«Soumission à Dieu» : quand Jean-Luc Mélenchon assume avoir «changé son regard» sur le voile islamique
C’est de notoriété publique, Jean-Luc Mélenchon a opéré en quelques années, sur la question du voile islamique et de la laïcité, une volte-face complète. En 2010, il qualifiait le voile de «signe de soumission patriarcale». Il affirmait aussi dans une interview à Marianne, au sujet de la candidature d’une femme voilée aux élections régionales pour le NPA, que porter le voile était comme «s’infliger un stigmate».
En 2015, il contestait aussi l’utilisation du terme «islamophobie» et martelait que le voile était «un signe de soumission». Et jusqu’en 2017 encore, lors de sa campagne à l’élection présidentielle, le chef de la France insoumise déclarait avec son sens habituel de la formule : «Je ne vois pas où Dieu s’intéresserait à un chiffon sur la tête».
Dans un très long entretien paru en ligne cette semaine à l’occasion de la traduction en anglais de son livre paru en 2023 Faites mieux ! Vers la Révolution citoyenne, Jean-Luc Mélenchon explique avoir complètement changé d’avis et donne le détail de ce revirement d’opinion. «Le seul texte qu’on ait sur le voile en tant que soumission de la femme à l’homme, il est chrétien, c’est Saint Paul qui le tient et qui oblige les femmes à se couvrir pour se soumettre à l’homme», commence-t-il d’abord, semblant oublier que les épîtres du Nouveau Testament sont difficilement comparables, en raison de leur nature même, puisqu’elles sont des commentaires d’hommes et non la parole de Dieu elle-même, révélée et dictée directement au prophète Mahomet comme dans le Coran. C’est notamment pour cette raison que cette seule recommandation de Saint Paul, d’ailleurs seulement dans un contexte de prière, a suscité des interprétations très libres et différentes en plusieurs siècles de christianisme.
«Changé de regard»
«Dans l’islam, j’ai posé la question à des copines qui étaient voilées», dit-il ensuite. «Toutes me disent ’mais tu as rien compris, je ne me soumets pas à l’homme, je me soumets à Dieu et j’attends de mon homme qu’il se soumette aux consignes que Dieu lui a données me concernant, de respect de ceci, de cela’», explique Jean-Luc Mélenchon qui admet que ces «discussions de la vie» ont «changé son regard». «Je me suis dit que c’était des arguments que je pouvais entendre mais par contre qu’il y avait des arguments que je ne pouvais pas entendre, c’est la haine des musulmans», a-t-il aussi poursuivi.
Dans le Coran, seulement deux sourates recommandent aux femmes de se couvrir (31 et 59), demandant notamment aux croyantes en général «de baisser leurs regards, de garder leur chasteté, et de ne montrer de leurs atours que ce qui en paraît» ou présentant le voile comme un moyen «ne pas être offensées», sans cependant mentionner spécifiquement la tête.
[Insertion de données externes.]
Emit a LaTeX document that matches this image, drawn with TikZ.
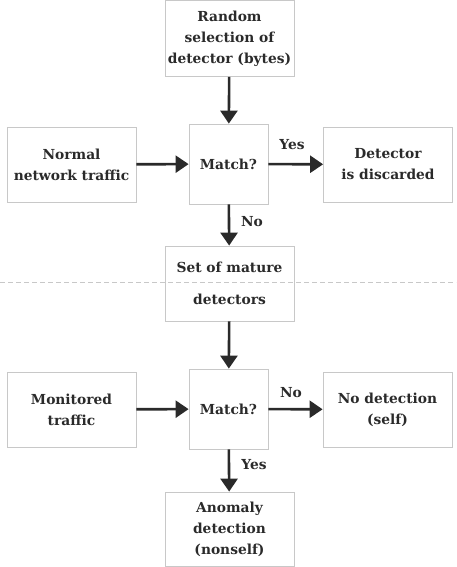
\documentclass[tikz,border=0pt]{standalone}
\usepackage{fontspec}
\setmainfont{DejaVu Serif}
\usetikzlibrary{arrows.meta}
\definecolor{txt}{HTML}{2A2A2A}
\definecolor{edge}{HTML}{C8C8C8}
\begin{document}
\begin{tikzpicture}[x=1pt,y=-1pt,
  box/.style={draw=edge,line width=0.8pt,minimum width=129pt,minimum height=75pt,inner sep=0pt,align=center,text=txt,font=\fontsize{13.8}{21}\selectfont\bfseries},
  qbox/.style={box,minimum width=79pt,minimum height=80pt},
  conn/.style={draw=txt,line width=2.6pt,-{Triangle[length=13pt,width=17pt]}},
  lab/.style={text=txt,font=\fontsize{13.8}{16}\selectfont\bfseries,inner sep=0pt}]
\useasboundingbox (0,0) rectangle (456,567);
\node[box,minimum height=76pt] (rand) at (229.5,38.5) {Random\\selection of\\detector (bytes)};
\node[qbox] (m1) at (228.5,164) {Match?};
\node[box] (normal) at (71.5,164.5) {Normal\\network traffic};
\node[box] (disc) at (388,164.5) {Detector\\is discarded};
\node[box,font=\fontsize{13.8}{32}\selectfont\bfseries] (set) at (229.5,283.5) {Set of mature\\detectors};
\node[qbox] (m2) at (228.5,409) {Match?};
\node[box] (mon) at (71.5,409.5) {Monitored\\traffic};
\node[box] (nodet) at (387.5,409.5) {No detection\\(self)};
\node[box,minimum height=74pt] (anom) at (229.5,529) {Anomaly\\detection\\(nonself)};
\draw[edge,line width=0.7pt,dash pattern=on 5pt off 3pt] (0,282) coordinate (dl) -- (456,282) coordinate (dr);
\draw[conn] (rand) -- (m1);
\draw[conn] (normal) -- (m1);
\draw[conn] (m1) -- (disc);
\draw[conn] (m1) -- (set);
\draw[conn] (set) -- (m2);
\draw[conn] (mon) -- (m2);
\draw[conn] (m2) -- (nodet);
\draw[conn] (m2) -- (anom);
\node[lab] (l1) at (292,145) {Yes};
\node[lab] (l2) at (252,222) {No};
\node[lab] (l3) at (291,393) {No};
\node[lab] (l4) at (254,465) {Yes};
\end{tikzpicture}
\end{document}
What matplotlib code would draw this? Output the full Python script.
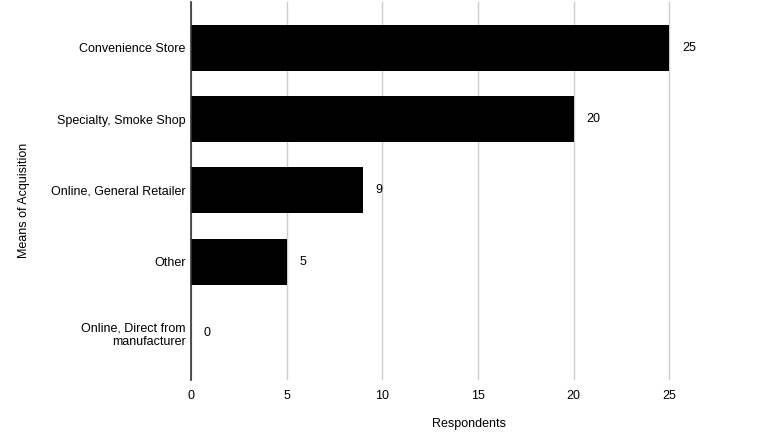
import matplotlib
matplotlib.use("Agg")
import matplotlib.pyplot as plt

categories = ["Convenience Store", "Specialty, Smoke Shop", "Online, General Retailer",
              "Other", "Online, Direct from\nmanufacturer"]
values = [25, 20, 9, 5, 0]
xticks = [0, 5, 10, 15, 20, 25]

plt.rcParams['font.family'] = ['Liberation Sans', 'DejaVu Sans']

fig = plt.figure(figsize=(7.62, 4.34), dpi=100)
ax = fig.add_axes([191/762, 1 - 380/434, (746-191)/762, 378/434])

pos = list(range(len(categories)))
ax.barh(pos, values, height=0.645, color="black", zorder=3)
for p, v in zip(pos, values):
    ax.text(v + 0.65, p, str(v), va="center", ha="left", fontsize=9, color="black")

ax.set_ylim(4.66, -0.645)
ax.set_xlim(0, 29)
ax.set_yticks(pos)
ax.set_yticklabels(categories, fontsize=9, ha="right", multialignment="right")
ax.set_xticks(xticks)
ax.set_xticklabels([str(t) for t in xticks], fontsize=9)
ax.tick_params(axis="y", length=0, pad=4)
ax.tick_params(axis="x", length=0, pad=7)
ax.grid(axis="x", color="#cccccc", linewidth=1, zorder=0)
for s in ["top", "right", "bottom"]:
    ax.spines[s].set_visible(False)
ax.spines["left"].set_color("#333333")
ax.spines["left"].set_linewidth(1.2)
ax.spines["left"].set_zorder(4)
ax.set_xlabel("Respondents", fontsize=9, labelpad=12)
ax.set_ylabel("Means of Acquisition", fontsize=9)
ax.yaxis.set_label_coords(-(191 - 30) / 555, 0.476)

fig.savefig("out.png", dpi=100, facecolor="white")
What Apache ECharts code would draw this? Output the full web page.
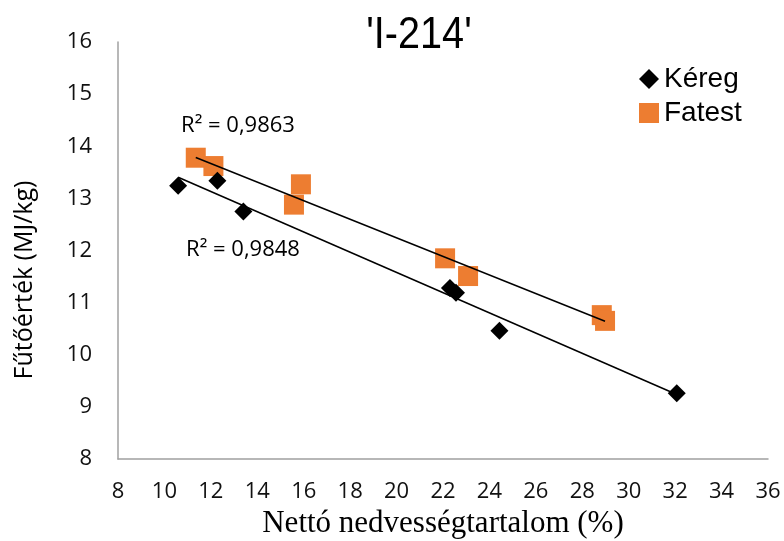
<!DOCTYPE html>
<html><head><meta charset="utf-8">
<script src="https://cdn.jsdelivr.net/npm/echarts@6/dist/echarts.min.js"></script>
<style>html,body{margin:0;padding:0;background:#fff}#c{width:784px;height:541px}</style>
</head><body><div id="c"></div>
<script>
const keregX = [10.59, 12.28, 13.40, 22.30, 22.56, 24.43, 32.07];
const keregY = [13.24, 13.34, 12.75, 11.28, 11.19, 10.46, 9.26];
const fatestX = [11.35, 12.11, 15.88, 15.58, 22.09, 23.08, 28.84, 28.98];
const fatestY = [13.78, 13.62, 13.27, 12.88, 11.85, 11.51, 10.76, 10.65];
const xTicks = [8, 10, 12, 14, 16, 18, 20, 22, 24, 26, 28, 30, 32, 34, 36];
const yTicks = [8, 9, 10, 11, 12, 13, 14, 15, 16];
const r2Labels = ['R² = 0,9863', 'R² = 0,9848'];
const titleText = "'I-214'";
const seriesNames = ['Kéreg', 'Fatest'];

function fit(xs, ys) {
  const n = xs.length;
  const mx = xs.reduce((a, b) => a + b, 0) / n;
  const my = ys.reduce((a, b) => a + b, 0) / n;
  let sxy = 0, sxx = 0;
  for (let i = 0; i < n; i++) { sxy += (xs[i] - mx) * (ys[i] - my); sxx += (xs[i] - mx) ** 2; }
  const b = sxy / sxx, a = my - b * mx;
  const x0 = Math.min(...xs), x1 = Math.max(...xs);
  return [[x0, a + b * x0], [x1, a + b * x1]];
}
const zip = (xs, ys) => xs.map((x, i) => [x, ys[i]]);

const chart = echarts.init(document.getElementById('c'));
chart.setOption({
  animation: false,
  grid: {left: 118, right: 16, top: 42, bottom: 82},
  xAxis: {
    type: 'value', min: xTicks[0], max: xTicks[xTicks.length - 1], interval: 2,
    axisLine: {lineStyle: {color: '#a0a0a0', width: 1.5}}, axisTick: {show: false},
    splitLine: {show: false},
    axisLabel: {margin: 22, fontFamily: 'Open Sans', fontSize: 22, color: '#111'}
  },
  yAxis: {
    type: 'value', min: yTicks[0], max: yTicks[yTicks.length - 1], interval: 1,
    axisLine: {show: true, lineStyle: {color: '#a0a0a0', width: 1.5}}, axisTick: {show: false},
    splitLine: {show: false},
    axisLabel: {margin: 26, fontFamily: 'Open Sans', fontSize: 22, color: '#111'}
  },
  legend: {
    data: seriesNames, orient: 'vertical', left: 634, top: 60,
    itemWidth: 20, itemHeight: 20, itemGap: 6,
    textStyle: {fontFamily: 'Liberation Sans', fontSize: 28, color: '#000'}
  },
  graphic: [
    {type: 'text', x: 419, y: 36, scaleX: 0.88, style: {text: titleText, font: '45px "Liberation Sans"', fill: '#000', align: 'center', verticalAlign: 'middle'}},
    {type: 'text', x: 443, y: 524, style: {text: 'Nettó nedvességtartalom (%)', font: '31px "Liberation Serif"', fill: '#000', align: 'center', verticalAlign: 'middle'}},
    {type: 'text', x: 25, y: 280, rotation: Math.PI / 2, style: {text: 'Fűtőérték (MJ/kg)', font: '25px "Open Sans"', fill: '#000', align: 'center', verticalAlign: 'middle'}},
    {type: 'text', x: 238, y: 126, style: {text: r2Labels[0], font: '22px "Open Sans"', fill: '#000', align: 'center', verticalAlign: 'middle'}},
    {type: 'text', x: 243, y: 250, style: {text: r2Labels[1], font: '22px "Open Sans"', fill: '#000', align: 'center', verticalAlign: 'middle'}}
  ],
  series: [
    {name: seriesNames[0], type: 'scatter', symbol: 'diamond', symbolSize: 18, itemStyle: {color: '#000', opacity: 1}, data: zip(keregX, keregY), z: 3},
    {name: seriesNames[1], type: 'scatter', symbol: 'rect', symbolSize: 20, itemStyle: {color: '#ED7D31', opacity: 1}, data: zip(fatestX, fatestY), z: 2},
    {name: 'trendKereg', type: 'line', showSymbol: false, symbol: 'none', data: fit(keregX, keregY), lineStyle: {color: '#000', width: 1.5}, z: 4},
    {name: 'trendFatest', type: 'line', showSymbol: false, symbol: 'none', data: fit(fatestX, fatestY), lineStyle: {color: '#000', width: 1.5}, z: 4}
  ]
});
</script></body></html>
Le Coran ne mentionne pas non plus le mot «hijab». D’autres textes de la tradition islamique comme certains hadiths, paroles rapportées du prophète Mahomet, donne davantage de détails. Mais de manière générale, la plupart des écoles musulmanes ont toujours considéré le voile comme une obligation religieuse même si la manière de le porter varie.
«Des fantômes»
En 2019, le Conseil français du culte musulman (CFCM) avait réaffirmé que «le port du voile est une prescription religieuse» sans cependant s’aventurer sur la justification. Le CFCM dénonçait à cette occasion «l’hystérie islamophobe agressive, voire criminelle qui s’est installée dans notre pays».
«Souvent, nous les Français les plus engagés comme c’était mon cas, considérons que la laïcité est un athéisme d’État», a aussi estimé Jean-Luc Mélenchon dans son entretien. «Ce que n’est pas la laïcité, c’est le prétexte à l’islamophobie, parce que je découvre beaucoup de nouveaux laïques depuis quelque temps, dont la spécialité est l’islamophobie qui est une islamophobie injurieuse», martèle-t-il ensuite.
Un positionnement qui n’étonne plus, mais qui contraste toujours davantage avec celui de l’ancien président du Parti de gauche qui s’opposait notamment en des termes sans équivoque au voile intégral. «Moi je considère que c’est un traitement dégradant et je considère que c’est une provocation d’un certain nombre de milieux intégristes contre la République», disait-il face au chroniqueur de l’émission On n’est pas couché, Éric Zemmour, approbateur. «C’est obscène cette histoire de burqa, ça part de l’idée que les hommes ne sont que des prédateurs», ajoutait-il encore avant de conclure : «Dans ce pays, on va vivre ensemble et on ne se trimballera pas avec des fantômes qui se promènent dans la rue et qui interdisent qu’on les regarde».